Ali, meus livros da infância, que li e continuo lendo, seja por razões de ofício, seja por prazer mesmo.

O Monteiro Lobato inteiro, usado, mil vezes lido, viajado, levado comigo para todas as casas onde morei. Histórias do mundo inteiro, Harry Potter, os novos livros de criança.

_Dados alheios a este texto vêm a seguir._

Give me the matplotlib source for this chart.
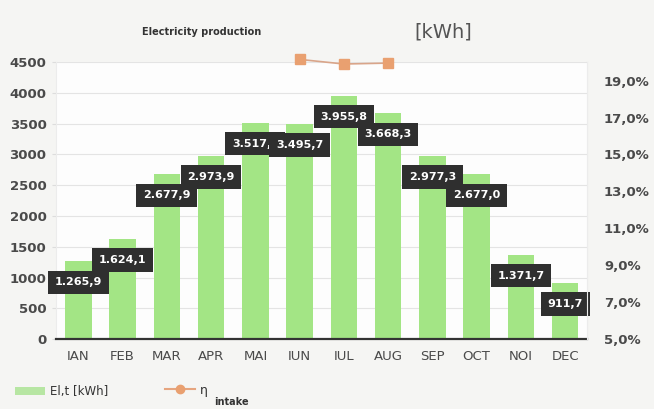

Eu lia Reinações de Narizinho num sítio que meu pai tinha em Campinas. E ali, eu pude fazer uma das coisas mais legais do mundo de se fazer quando se lê literatura:
no sítio do meu pai tinha uma jabuticabeira. Eu, menina, me empoleirava na jabuticabeira, levando coigo meu livro. Abria as páginas bem confortável, e comia jabuticabas, enquanto lia que Narizinho "não fazia outra coisa senão chupar jabuticabas. Volta e meia trepava à árvore, que nem uma macaquinha. Escolhia as mais bonitas, punha-as entre os dentes e tloc! E depois do tloc, uma engolidinha de caldo e pluf! - caroço fora. E tloc, pluf, - tloc, pluf, lá passava o dia inteiro na árvore. " E havia o Rabicó, um leitão muito guloso, que vinha postar-se embaixo da árovre, à espera dos caroços. " Cada vez que soava lá em cima um tloc! seguido de um pluf! ouvia-se cá embaixo um nhoc! do leitão abocanhando qualquer coisa. E a música da jabuticabeira era assim: tloc! pluf! nhoc! - tloc! pluf! nhoc!"

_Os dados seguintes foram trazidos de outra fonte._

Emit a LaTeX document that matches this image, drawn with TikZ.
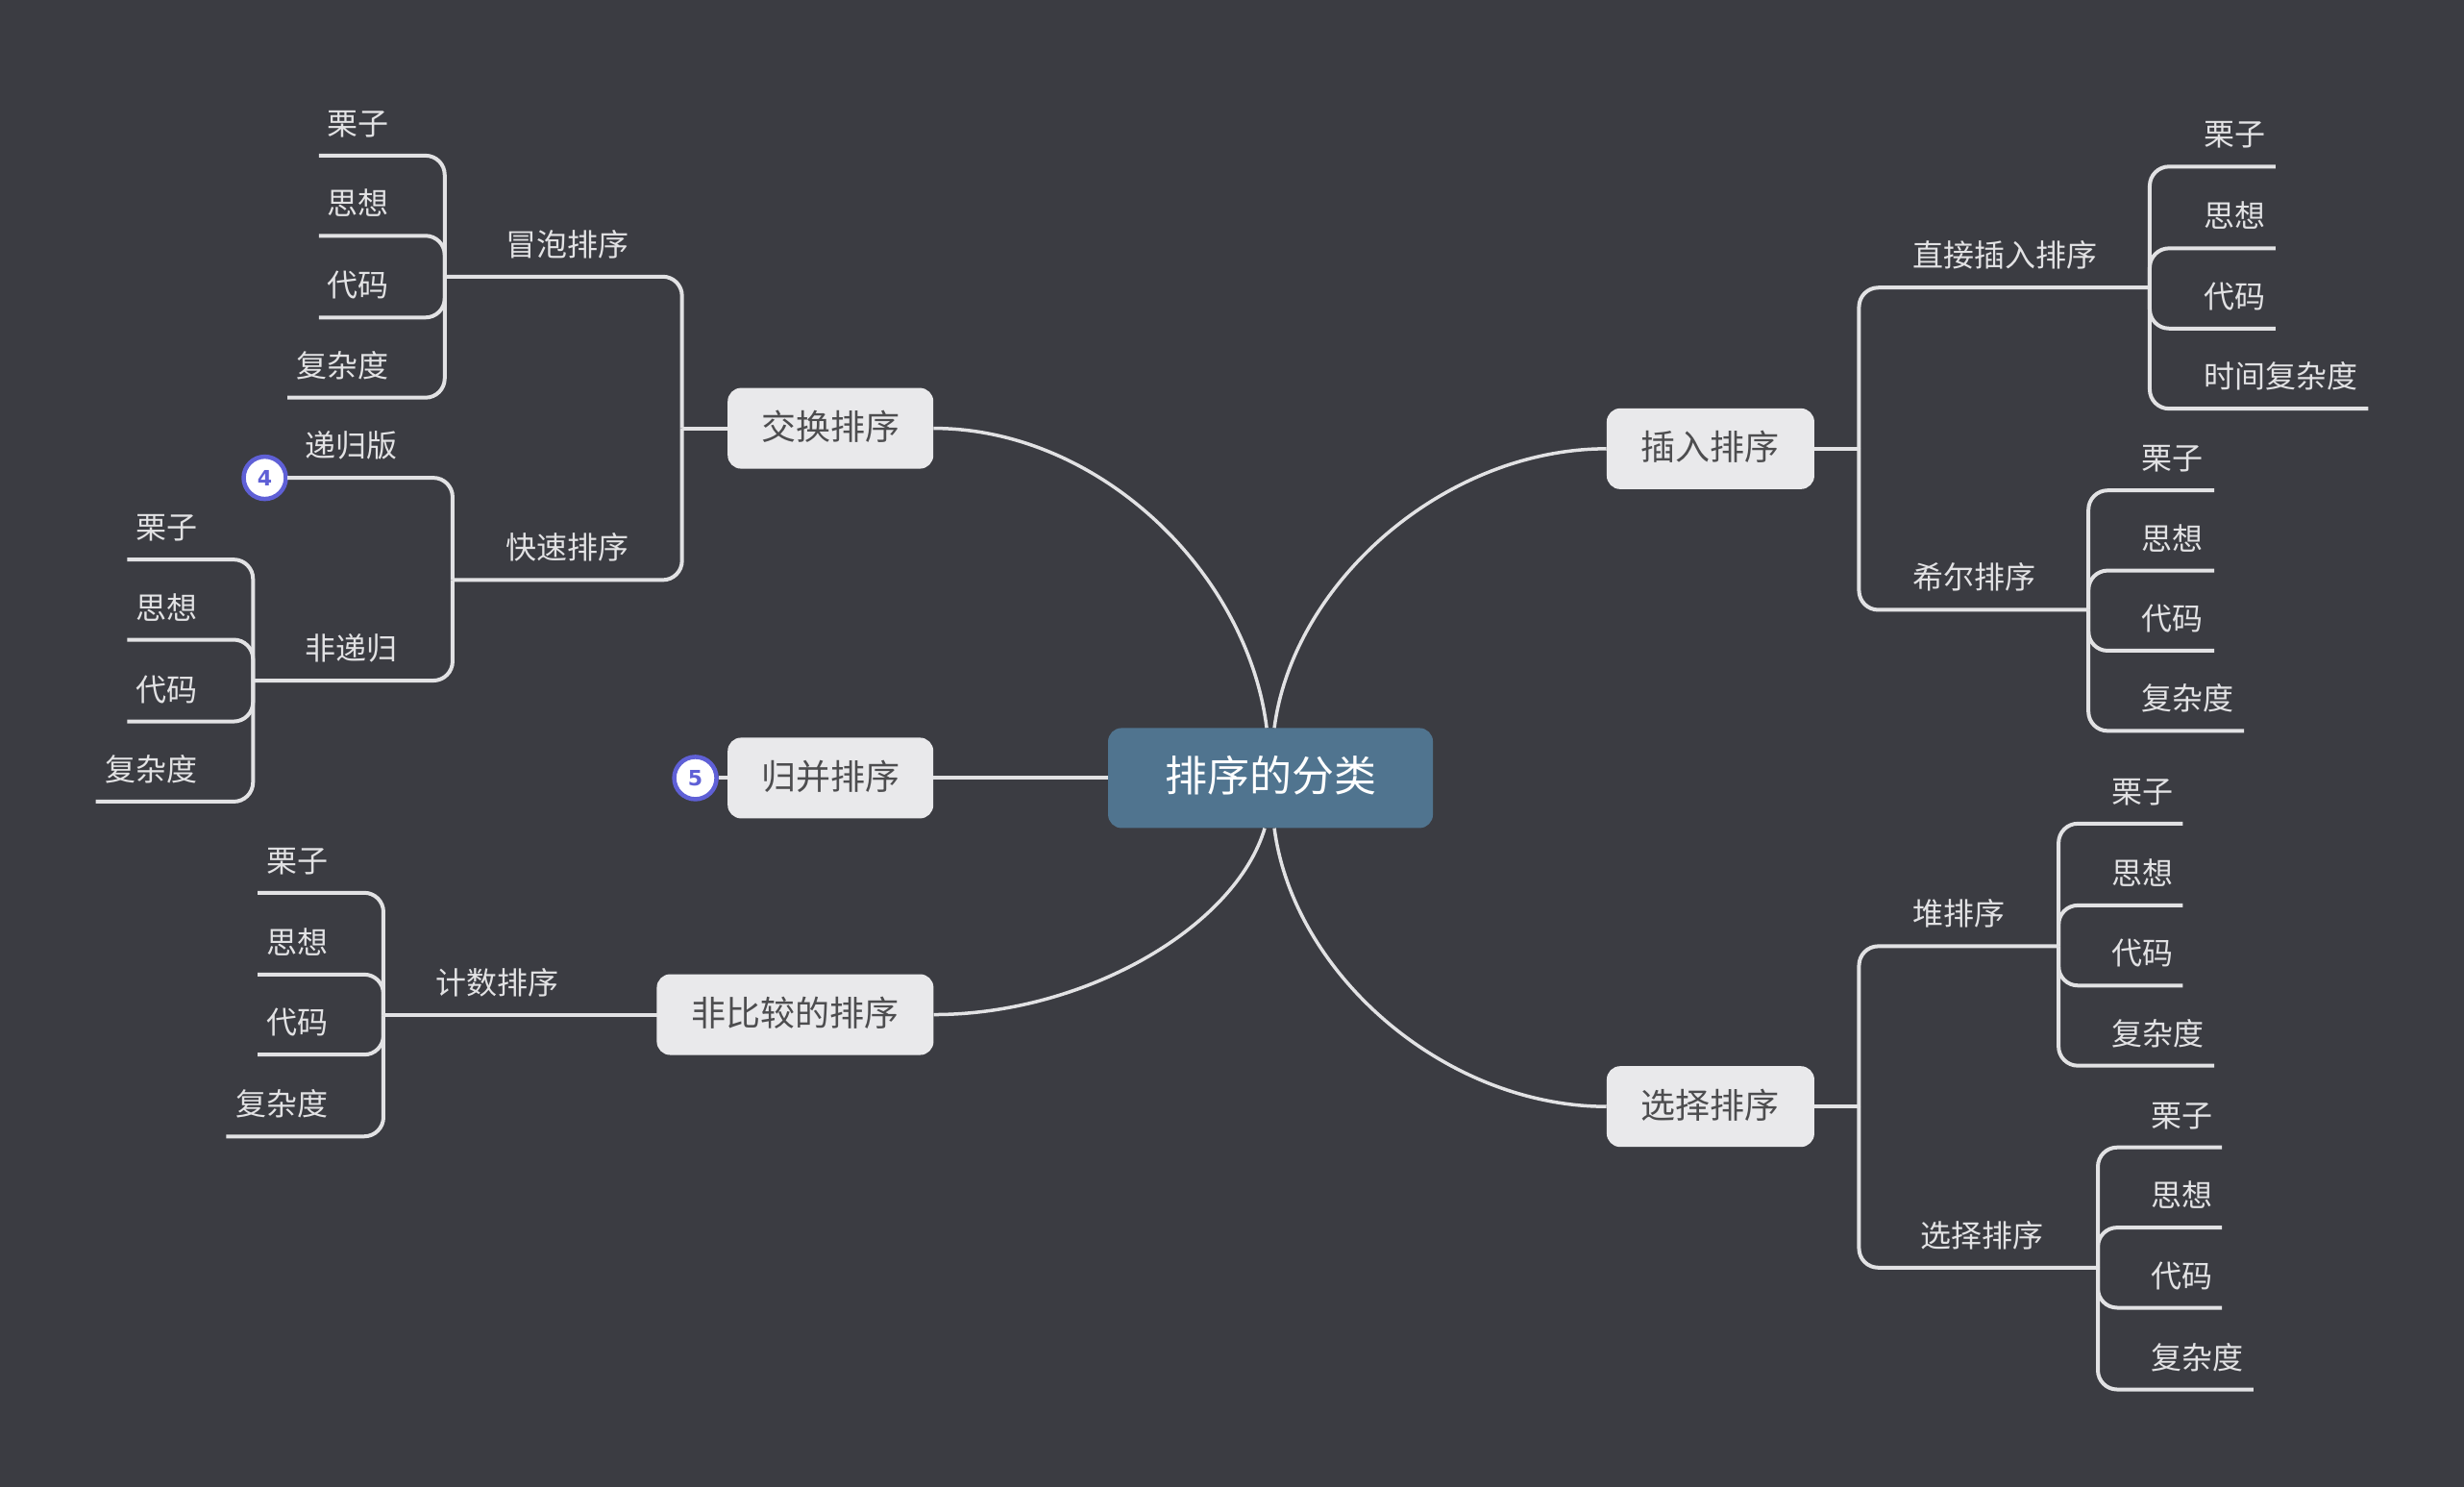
\documentclass[tikz,border=0pt]{standalone}
\usepackage{fontspec}
\setmainfont{Noto Sans CJK SC}
\newfontfamily\badgefont{DejaVu Sans}
\definecolor{bgc}{HTML}{3B3C42}
\definecolor{centerc}{HTML}{50748F}
\definecolor{boxc}{HTML}{E9E9EB}
\definecolor{linec}{HTML}{E2E2E4}
\definecolor{boxtext}{HTML}{4D4D4F}
\definecolor{badgec}{HTML}{5F60D6}
\tikzset{
  leafnode/.style={anchor=south west,inner sep=0pt,outer sep=0pt,minimum height=59pt,text height=24pt,text depth=8pt,text=linec,font=\fontsize{32}{32}\selectfont},
  topicbox/.style={rectangle,rounded corners=14pt,fill=boxc,text=boxtext,inner sep=0pt,text height=32pt,text depth=8pt,font=\fontsize{36}{36}\selectfont},
  centerbox/.style={rectangle,rounded corners=14pt,fill=centerc,text=white,inner sep=0pt,text height=35.4pt,text depth=8pt,font=\fontsize{44}{44}\selectfont},
  badge/.style={circle,draw=badgec,line width=4.5pt,fill=white,text=badgec,inner sep=0pt,minimum size=44pt,font=\badgefont\bfseries\fontsize{22}{22}\selectfont},
  link/.style={draw=linec,line width=4pt,rounded corners=20pt},
  curve/.style={draw=linec,line width=3.5pt}
}
\newcommand{\leafat}[6]{%
  \pgfmathsetlengthmacro{\lfw}{(#3-#2)*1.6352}%
  \pgfmathsetlengthmacro{\lfi}{(#5-#2)*1.6352}%
  \node[leafnode] (#1) at (#2,#4) {\makebox[\lfw][l]{\hspace*{\lfi}#6}};}
\begin{document}
\begin{tikzpicture}[x=1.6352pt,y=-1.6352pt]
\fill[bgc] (0,0) rectangle (1568,946);
\useasboundingbox (0,0) rectangle (1568,946);
% topics
\node[centerbox,minimum width=338pt,minimum height=104pt] (root) at (808.5,495) {排序的分类};
\node[topicbox,minimum width=214pt,minimum height=84pt] (jh) at (528.5,272.5) {交换排序};
\node[topicbox,minimum width=214pt,minimum height=84pt] (gb) at (528.5,495) {归并排序};
\node[topicbox,minimum width=288pt,minimum height=84pt] (fb) at (506,645.5) {非比较的排序};
\node[topicbox,minimum width=216pt,minimum height=84pt] (cr) at (1088.5,285.5) {插入排序};
\node[topicbox,minimum width=216pt,minimum height=84pt] (xz) at (1088.5,704) {选择排序};
% junction coordinates
\coordinate (tjh) at (434,272.5);
\coordinate (tcr) at (1183,285.5);
\coordinate (txz) at (1183,704);
% 交换排序 branch
\leafat{mp}{283}{434}{176}{322}{冒泡排序}
\leafat{ks}{288}{434}{369}{322}{快速排序}
\leafat{mp1}{203}{282}{99}{208}{栗子}
\leafat{mp2}{203}{282}{150}{208}{思想}
\leafat{mp3}{203}{282}{202}{208}{代码}
\leafat{mp4}{183}{282}{253}{188.5}{复杂度}
\leafat{dg}{183}{288}{304}{194}{递归版}
\leafat{fd}{161}{288}{433}{194}{非递归}
\leafat{fd1}{81}{160}{356}{86.5}{栗子}
\leafat{fd2}{81}{160}{407}{86.5}{思想}
\leafat{fd3}{81}{160}{459}{86.5}{代码}
\leafat{fd4}{61}{160}{510}{67}{复杂度}
% 计数排序
\leafat{js}{244}{418}{646}{277.5}{计数排序}
\leafat{js1}{164}{243}{568}{169.5}{栗子}
\leafat{js2}{164}{243}{620}{169.5}{思想}
\leafat{js3}{164}{243}{671}{169.5}{代码}
\leafat{js4}{144}{243}{723}{150}{复杂度}
% 插入排序
\leafat{zj}{1183}{1368}{183}{1217}{直接插入排序}
\leafat{zj1}{1369}{1448}{106}{1402.5}{栗子}
\leafat{zj2}{1369}{1448}{158}{1402.5}{思想}
\leafat{zj3}{1369}{1448}{209}{1402.5}{代码}
\leafat{zj4}{1369}{1507}{260}{1402.5}{时间复杂度}
\leafat{xe}{1183}{1329}{388}{1217}{希尔排序}
\leafat{xe1}{1330}{1409}{312}{1363}{栗子}
\leafat{xe2}{1330}{1409}{363}{1363}{思想}
\leafat{xe3}{1330}{1409}{414}{1363}{代码}
\leafat{xe4}{1330}{1428}{465}{1363}{复杂度}
% 选择排序
\leafat{d}{1183}{1310}{602}{1217}{堆排序}
\leafat{d1}{1311}{1389}{524}{1344}{栗子}
\leafat{d2}{1311}{1389}{576}{1344}{思想}
\leafat{d3}{1311}{1389}{627}{1344}{代码}
\leafat{d4}{1311}{1409}{678}{1344}{复杂度}
\leafat{xs}{1183}{1335}{806.5}{1222}{选择排序}
\leafat{xs1}{1336}{1414}{730}{1369}{栗子}
\leafat{xs2}{1336}{1414}{781}{1369}{思想}
\leafat{xs3}{1336}{1414}{832}{1369}{代码}
\leafat{xs4}{1336}{1434}{884}{1369}{复杂度}
% badges
\node[badge] (b4) at (168.5,304) {4};
\node[badge] (b5) at (442.5,495) {5};
% main curves
\draw[curve] ([xshift=-4pt]root.north) .. controls (794,365) and (700,272.5) .. (jh.east);
\draw[curve] ([xshift=4pt]root.north) .. controls (823,370) and (920,285.5) .. (cr.west);
\draw[curve] ([xshift=-6pt]root.south) .. controls (786,590) and (690,645.5) .. (fb.east);
\draw[curve] ([xshift=4pt]root.south) .. controls (823,620) and (920,704) .. (xz.west);
\draw[curve,line width=4pt] (root.west) -- (gb.east);
\draw[curve,line width=4pt] (gb.west) -- (b5.east);
% 交换
\draw[link] (jh.west) -- (tjh);
\draw[link] (tjh) |- (mp.south west);
\draw[link] (tjh) |- (ks.south west);
\foreach \n in {mp1,mp2,mp3,mp4} \draw[link] (mp.south west) |- (\n.south west);
\draw[link] (ks.south west) |- (dg.south west);
\draw[link] (ks.south west) |- (fd.south west);
\foreach \n in {fd1,fd2,fd3,fd4} \draw[link] (fd.south west) |- (\n.south west);
% 非比较
\draw[link] (fb.west) -- (js.south east);
\draw[link] (js.south east) -- (js.south west);
\foreach \n in {js1,js2,js3,js4} \draw[link] (js.south west) |- (\n.south west);
% 插入
\draw[link] (cr.east) -- (tcr);
\draw[link] (tcr) |- (zj.south east);
\draw[link] (tcr) |- (xe.south east);
\foreach \n in {zj1,zj2,zj3,zj4} \draw[link] (zj.south east) |- (\n.south east);
\foreach \n in {xe1,xe2,xe3,xe4} \draw[link] (xe.south east) |- (\n.south east);
% 选择
\draw[link] (xz.east) -- (txz);
\draw[link] (txz) |- (d.south east);
\draw[link] (txz) |- (xs.south east);
\foreach \n in {d1,d2,d3,d4} \draw[link] (d.south east) |- (\n.south east);
\foreach \n in {xs1,xs2,xs3,xs4} \draw[link] (xs.south east) |- (\n.south east);
\end{tikzpicture}
\end{document}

Eu aprendi a comer jabuticabas junto com a Narizinho. Até hoje ouço essa música, mas fico na minha, ouvindo bem baixinho, sem contar par aninguém, lembrando dessa parte feliz da minha infância, quando vvia aquilo que lia nos livros, e ficava torcendo para adormecer ao lado de um riacho e aparecer um prícipe escamado, que cutucasse meu nariz achando muito estranha aquela caverna peluda. E o prícipe escamado me levaria para o Reino das Águas Claras, onde as fadas me fariam o vestido mais lindo e o Dr Caramujo daria uma pílula que faria minha boneca falar sem parar. Fui ali que aprendi a viver aquilo que leio, e que aprendi que as fronteiras entre literatura e vida são bem bem tênues. Ok, podem dizer que sofro de Bovarismo desde então. Aceito o diagnóstico.

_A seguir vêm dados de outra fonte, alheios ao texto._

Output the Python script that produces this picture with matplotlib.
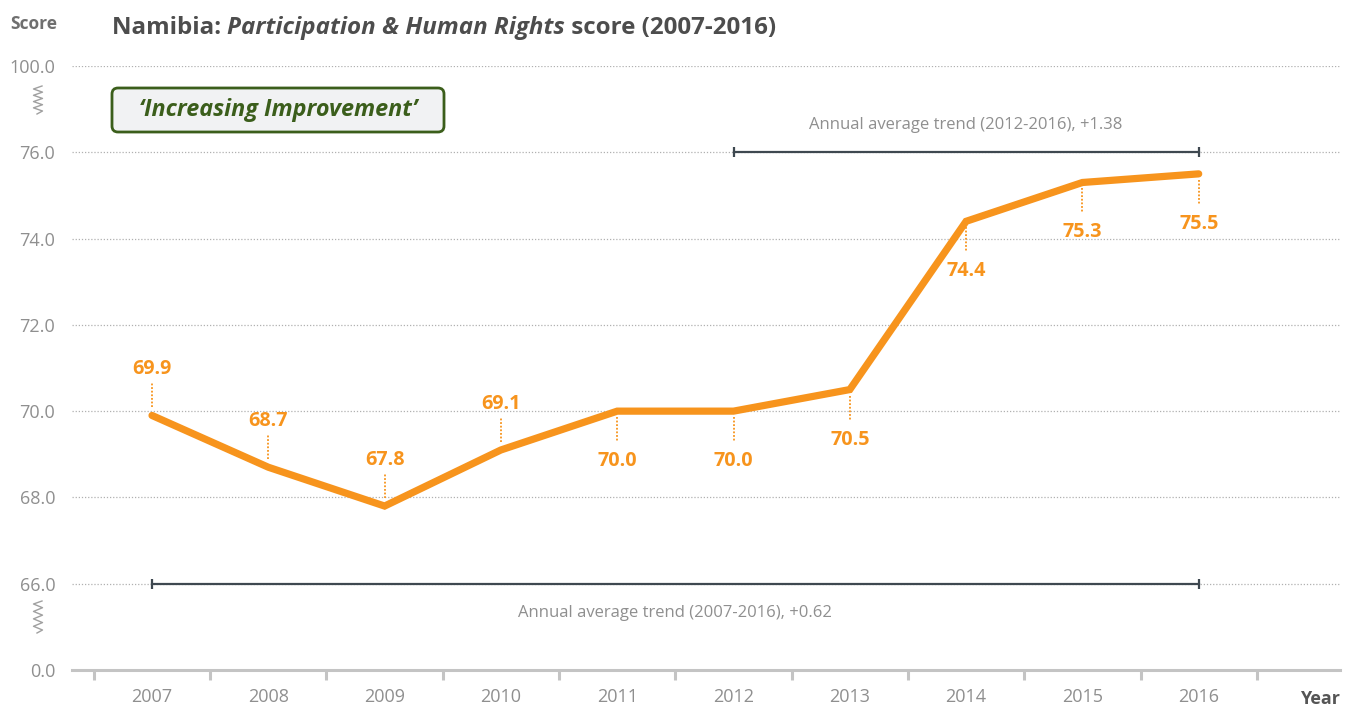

Ontem estava lendo o conto O Gato Preto, do Edgar Allan Poe para o sétimo ano ( ex sexta série, depois explico isso ) . Eles têm doze anos, mais ou menos. É um conto muito assustador, narrado em primeira pessoa. O narrador vai contando como a raiva e a maldade vão se apoderando dele de maneira tal que ele, que outrora amava os animais, passa a maltratá-los e espancá-los. A certa altura ele conta como, embriagado, retira um canivete do boso e arranca o olho de seu gato. Nesse momento, um menino, aluno novo, todo pequenininho e assustado, levanta a mão e pergunta:

- É de verdade isso?

Eu respondi:

- Não. É de mentira.

Menti. Há poucas coisas tão verdadeiras no mundo como a boa literatura, a boa ficção.
As crianças sabem disso. Os adultos que são bons leitores sabem disso também.

as fotos... para os curiosos, clicando em cima, elas ampliam e dá para ver meus livros de criança. A segunda está fora de foco, eu sei... mais tarde troco por uma de melhor resolução.